We sledded our butts off in NW Pennsylvania, where winter came early and stayed late. I wonder how we can get out ourselves out of the legal liability corner we've painted ourselves into. . . the kids are suffering, and growing fat on video games.

Eric S. said...

@ Mike, Thanks I hope you had fun sledding with me, LOL.

@ Denver Cereal, I bet there is some great sledding there. I remember that hill by the Natural History Museum. I think we only got to go down there, on field trips, after all the snow was gone. We still had fun playing on the hill, even though there was no snow.

@ Tasha, I love your Christmas tradition. I'm sure your kids will cherish it as a favored memory. I know I remember all our trips out for Christmas tree with Dad.

@ June, your so right. Some times I think people act in haste without realizing how it will affect things in the long run.

I bet you kept your father on his toes.

@ Phoenix, Thanks.

@ Vikki, Thank you so much. I think it was a sign of the times, learning to skate with hand me down skates. They never really fit right, LOL.

Sometimes I think we would be better off with out some of the layers interpreting the laws and deciding "what is safe" liability wise.

@ Summer, Thank you, that sounds like a fun time. I can remember coming home to nice hot Coco, and then right back out again. I think we spent our entire childhood outside.

Yes indeed, there is no fun in liability.

@ Kanani, I like that saying, perhaps we should create a movement to let the kids out, LOL.

@ Larry G. Thanks

@ Forsythia, Your right of course, the kids are suffering. Our society has become so safety oriented, it takes away many opportunities for the kids to learn and experience the way we did.

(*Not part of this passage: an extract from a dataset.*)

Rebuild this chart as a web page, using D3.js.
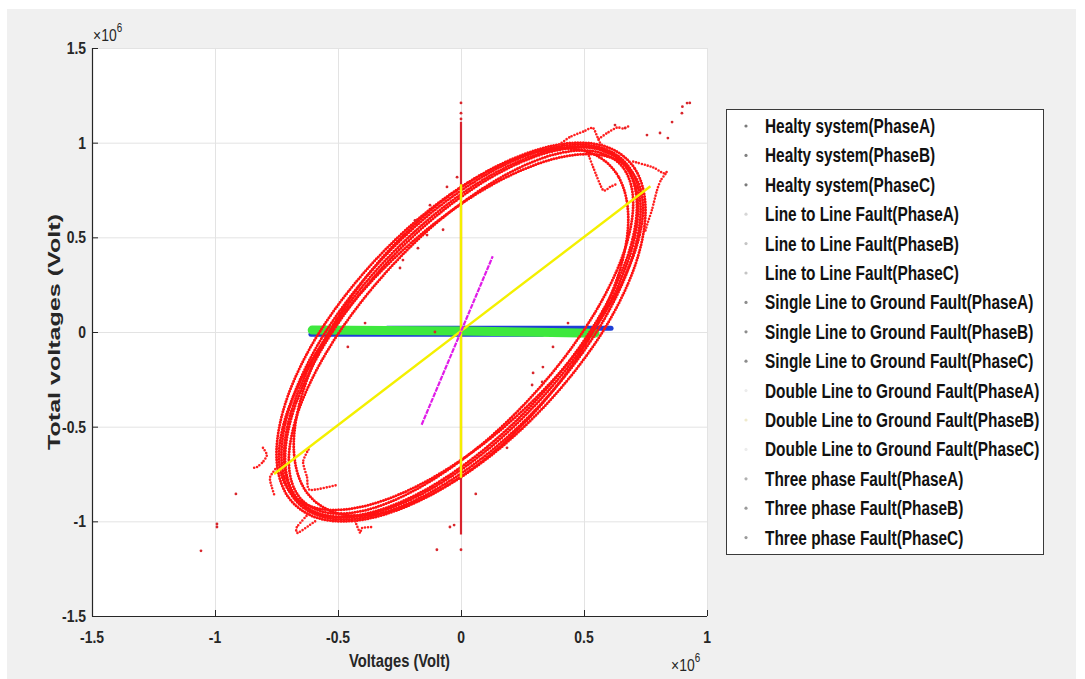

I bet you had fun as kids in Pa.

soulMerlin said...

I agree so much. "liability" is such a money word....therefore, over in the UK at least, the word "sorry" is now never used, as it accepts "liability"....therefore the phrase "lessons to be learnt" is used instead, as it sounds sincere and intelligent...without using the word "sorry"...."lessons to be learnt" (yuk) is foolproof legally.